* [Entries shown]:

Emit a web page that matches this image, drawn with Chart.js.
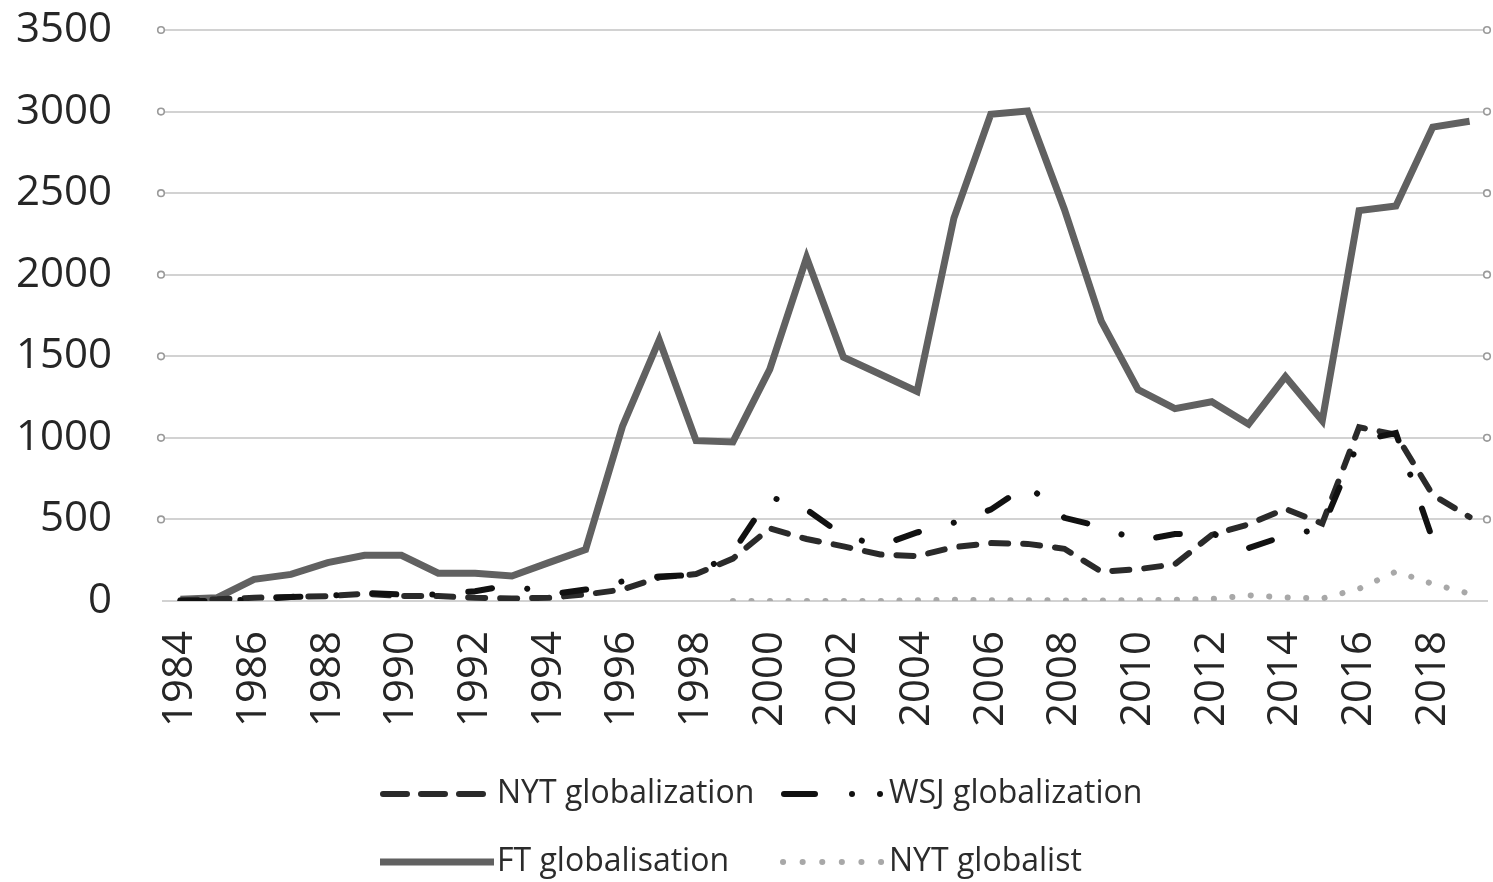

* * *

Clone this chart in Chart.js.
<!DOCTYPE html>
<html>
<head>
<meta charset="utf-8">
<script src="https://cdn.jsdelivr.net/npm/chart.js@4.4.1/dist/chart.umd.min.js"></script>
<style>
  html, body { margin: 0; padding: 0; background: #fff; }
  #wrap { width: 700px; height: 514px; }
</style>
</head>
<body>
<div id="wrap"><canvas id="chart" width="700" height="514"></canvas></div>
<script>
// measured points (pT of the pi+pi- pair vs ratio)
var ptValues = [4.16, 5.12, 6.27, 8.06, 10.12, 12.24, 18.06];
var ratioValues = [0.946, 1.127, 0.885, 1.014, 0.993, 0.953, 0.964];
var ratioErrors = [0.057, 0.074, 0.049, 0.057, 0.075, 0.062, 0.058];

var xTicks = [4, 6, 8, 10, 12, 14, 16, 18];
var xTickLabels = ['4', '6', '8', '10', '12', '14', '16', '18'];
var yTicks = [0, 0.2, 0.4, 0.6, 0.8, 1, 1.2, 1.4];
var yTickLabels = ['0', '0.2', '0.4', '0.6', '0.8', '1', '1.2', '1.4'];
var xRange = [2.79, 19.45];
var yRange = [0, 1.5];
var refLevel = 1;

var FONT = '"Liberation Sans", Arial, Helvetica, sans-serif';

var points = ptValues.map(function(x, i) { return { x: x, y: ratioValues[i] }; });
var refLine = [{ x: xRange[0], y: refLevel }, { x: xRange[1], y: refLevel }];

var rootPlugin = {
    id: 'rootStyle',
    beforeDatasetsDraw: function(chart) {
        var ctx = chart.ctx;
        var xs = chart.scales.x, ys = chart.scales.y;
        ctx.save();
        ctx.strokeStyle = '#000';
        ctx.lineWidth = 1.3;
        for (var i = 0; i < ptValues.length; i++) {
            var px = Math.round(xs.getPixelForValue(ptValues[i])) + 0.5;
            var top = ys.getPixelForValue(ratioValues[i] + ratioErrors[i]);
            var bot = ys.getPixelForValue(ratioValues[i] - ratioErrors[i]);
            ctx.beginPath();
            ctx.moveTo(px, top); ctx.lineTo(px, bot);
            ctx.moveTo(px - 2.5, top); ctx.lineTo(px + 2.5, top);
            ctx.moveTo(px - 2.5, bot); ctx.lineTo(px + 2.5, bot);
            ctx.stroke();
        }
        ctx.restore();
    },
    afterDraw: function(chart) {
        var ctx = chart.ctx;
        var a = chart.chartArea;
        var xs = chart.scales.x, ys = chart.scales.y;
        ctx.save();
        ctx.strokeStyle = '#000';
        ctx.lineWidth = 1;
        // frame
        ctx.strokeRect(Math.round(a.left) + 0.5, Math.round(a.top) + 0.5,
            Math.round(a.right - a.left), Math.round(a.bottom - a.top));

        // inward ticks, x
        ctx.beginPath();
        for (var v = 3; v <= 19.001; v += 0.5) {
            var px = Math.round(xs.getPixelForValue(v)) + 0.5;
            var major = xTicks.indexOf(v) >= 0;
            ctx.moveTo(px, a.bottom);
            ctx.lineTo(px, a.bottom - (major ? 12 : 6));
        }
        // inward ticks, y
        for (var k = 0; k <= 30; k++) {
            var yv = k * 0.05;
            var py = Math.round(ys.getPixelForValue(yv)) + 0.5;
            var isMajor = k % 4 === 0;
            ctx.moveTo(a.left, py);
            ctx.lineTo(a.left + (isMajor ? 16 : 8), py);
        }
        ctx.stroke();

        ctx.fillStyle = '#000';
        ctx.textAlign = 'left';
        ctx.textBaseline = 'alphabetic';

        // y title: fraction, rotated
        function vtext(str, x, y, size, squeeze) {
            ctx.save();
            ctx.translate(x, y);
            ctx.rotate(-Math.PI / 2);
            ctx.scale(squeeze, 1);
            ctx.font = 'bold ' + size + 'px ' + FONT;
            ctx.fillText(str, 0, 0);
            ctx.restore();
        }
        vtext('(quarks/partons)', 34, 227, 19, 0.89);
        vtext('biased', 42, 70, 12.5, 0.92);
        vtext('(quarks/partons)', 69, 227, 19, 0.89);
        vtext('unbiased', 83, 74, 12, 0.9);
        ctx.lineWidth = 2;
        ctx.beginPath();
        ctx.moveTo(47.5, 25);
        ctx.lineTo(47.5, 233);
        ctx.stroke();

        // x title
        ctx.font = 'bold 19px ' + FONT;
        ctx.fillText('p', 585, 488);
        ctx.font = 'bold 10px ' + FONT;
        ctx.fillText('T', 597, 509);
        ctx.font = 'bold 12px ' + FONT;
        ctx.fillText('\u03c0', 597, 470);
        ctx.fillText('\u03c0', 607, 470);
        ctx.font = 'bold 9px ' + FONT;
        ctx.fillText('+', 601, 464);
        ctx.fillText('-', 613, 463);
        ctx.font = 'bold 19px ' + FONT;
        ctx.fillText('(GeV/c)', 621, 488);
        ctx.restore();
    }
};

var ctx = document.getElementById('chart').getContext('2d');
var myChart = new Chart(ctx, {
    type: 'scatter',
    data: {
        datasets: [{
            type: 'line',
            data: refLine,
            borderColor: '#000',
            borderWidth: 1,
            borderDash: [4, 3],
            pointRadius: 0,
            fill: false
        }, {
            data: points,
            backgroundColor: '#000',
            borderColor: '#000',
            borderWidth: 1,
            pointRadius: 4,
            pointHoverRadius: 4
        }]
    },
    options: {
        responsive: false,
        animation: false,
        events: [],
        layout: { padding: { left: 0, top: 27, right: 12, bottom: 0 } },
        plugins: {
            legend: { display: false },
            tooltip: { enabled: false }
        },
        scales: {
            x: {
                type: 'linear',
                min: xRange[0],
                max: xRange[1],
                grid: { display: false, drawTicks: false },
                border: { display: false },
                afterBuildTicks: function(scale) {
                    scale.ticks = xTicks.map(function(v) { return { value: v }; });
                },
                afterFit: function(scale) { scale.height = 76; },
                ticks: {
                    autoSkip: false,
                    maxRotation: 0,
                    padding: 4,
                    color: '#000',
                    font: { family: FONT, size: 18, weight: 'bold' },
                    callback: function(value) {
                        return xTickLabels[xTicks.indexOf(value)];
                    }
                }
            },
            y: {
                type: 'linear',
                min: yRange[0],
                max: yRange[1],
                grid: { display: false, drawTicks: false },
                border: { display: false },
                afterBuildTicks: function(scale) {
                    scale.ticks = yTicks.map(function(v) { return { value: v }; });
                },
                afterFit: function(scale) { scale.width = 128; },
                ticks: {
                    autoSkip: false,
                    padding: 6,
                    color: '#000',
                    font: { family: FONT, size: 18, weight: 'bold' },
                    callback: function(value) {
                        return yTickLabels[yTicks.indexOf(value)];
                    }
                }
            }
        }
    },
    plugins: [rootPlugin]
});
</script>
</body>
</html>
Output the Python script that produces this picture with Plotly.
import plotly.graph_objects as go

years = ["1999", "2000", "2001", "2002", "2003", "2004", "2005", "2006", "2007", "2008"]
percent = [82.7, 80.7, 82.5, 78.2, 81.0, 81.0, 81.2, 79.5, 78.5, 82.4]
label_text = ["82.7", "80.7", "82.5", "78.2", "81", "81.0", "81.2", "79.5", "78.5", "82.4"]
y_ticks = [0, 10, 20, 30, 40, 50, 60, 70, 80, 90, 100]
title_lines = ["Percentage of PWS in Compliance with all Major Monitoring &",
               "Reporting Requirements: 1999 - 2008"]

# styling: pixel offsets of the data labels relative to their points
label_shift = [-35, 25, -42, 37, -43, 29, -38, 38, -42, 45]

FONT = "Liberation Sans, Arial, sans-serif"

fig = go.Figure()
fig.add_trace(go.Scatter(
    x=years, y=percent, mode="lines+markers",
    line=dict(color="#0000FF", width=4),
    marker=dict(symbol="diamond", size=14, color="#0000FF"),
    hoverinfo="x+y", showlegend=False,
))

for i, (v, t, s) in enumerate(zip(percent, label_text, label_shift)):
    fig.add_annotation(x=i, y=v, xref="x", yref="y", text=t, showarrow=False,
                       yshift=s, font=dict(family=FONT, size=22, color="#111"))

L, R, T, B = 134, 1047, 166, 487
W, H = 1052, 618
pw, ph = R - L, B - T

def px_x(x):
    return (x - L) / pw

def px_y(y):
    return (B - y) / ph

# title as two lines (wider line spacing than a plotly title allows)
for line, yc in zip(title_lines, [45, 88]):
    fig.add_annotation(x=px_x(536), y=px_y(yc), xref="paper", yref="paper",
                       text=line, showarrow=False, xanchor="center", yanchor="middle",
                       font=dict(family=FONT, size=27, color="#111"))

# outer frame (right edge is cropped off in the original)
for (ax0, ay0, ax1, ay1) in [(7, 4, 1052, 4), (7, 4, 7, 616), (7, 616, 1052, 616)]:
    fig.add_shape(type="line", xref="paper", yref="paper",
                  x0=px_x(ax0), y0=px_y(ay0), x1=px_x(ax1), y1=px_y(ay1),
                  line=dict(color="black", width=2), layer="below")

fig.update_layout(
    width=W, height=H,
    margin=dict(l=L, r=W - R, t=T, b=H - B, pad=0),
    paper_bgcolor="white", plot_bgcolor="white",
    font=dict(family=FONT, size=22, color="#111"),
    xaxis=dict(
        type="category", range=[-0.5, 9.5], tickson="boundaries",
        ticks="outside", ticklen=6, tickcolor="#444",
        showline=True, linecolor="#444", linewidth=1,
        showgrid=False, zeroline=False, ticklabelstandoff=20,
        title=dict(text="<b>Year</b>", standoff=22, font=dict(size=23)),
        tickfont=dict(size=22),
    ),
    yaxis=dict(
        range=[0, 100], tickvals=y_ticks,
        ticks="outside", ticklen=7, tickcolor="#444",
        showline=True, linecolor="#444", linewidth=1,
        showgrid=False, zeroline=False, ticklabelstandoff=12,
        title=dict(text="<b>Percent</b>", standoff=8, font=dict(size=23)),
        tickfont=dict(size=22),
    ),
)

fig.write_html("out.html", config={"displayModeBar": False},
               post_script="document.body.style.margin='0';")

* [Problem description]:
Your task is to print the lines from the one containing "Clone this chart in Chart.js." through the one containing "xRange[0], y: refLevel", exactly and with nothing added.

* [Exercise response]:
Clone this chart in Chart.js.
<!DOCTYPE html>
<html>
<head>
<meta charset="utf-8">
<script src="https://cdn.jsdelivr.net/npm/chart.js@4.4.1/dist/chart.umd.min.js"></script>
<style>
  html, body { margin: 0; padding: 0; background: #fff; }
  #wrap { width: 700px; height: 514px; }
</style>
</head>
<body>
<div id="wrap"><canvas id="chart" width="700" height="514"></canvas></div>
<script>
// measured points (pT of the pi+pi- pair vs ratio)
var ptValues = [4.16, 5.12, 6.27, 8.06, 10.12, 12.24, 18.06];
var ratioValues = [0.946, 1.127, 0.885, 1.014, 0.993, 0.953, 0.964];
var ratioErrors = [0.057, 0.074, 0.049, 0.057, 0.075, 0.062, 0.058];

var xTicks = [4, 6, 8, 10, 12, 14, 16, 18];
var xTickLabels = ['4', '6', '8', '10', '12', '14', '16', '18'];
var yTicks = [0, 0.2, 0.4, 0.6, 0.8, 1, 1.2, 1.4];
var yTickLabels = ['0', '0.2', '0.4', '0.6', '0.8', '1', '1.2', '1.4'];
var xRange = [2.79, 19.45];
var yRange = [0, 1.5];
var refLevel = 1;

var FONT = '"Liberation Sans", Arial, Helvetica, sans-serif';

var points = ptValues.map(function(x, i) { return { x: x, y: ratioValues[i] }; });
var refLine = [{ x: xRange[0], y: refLevel }, { x: xRange[1], y: refLevel }];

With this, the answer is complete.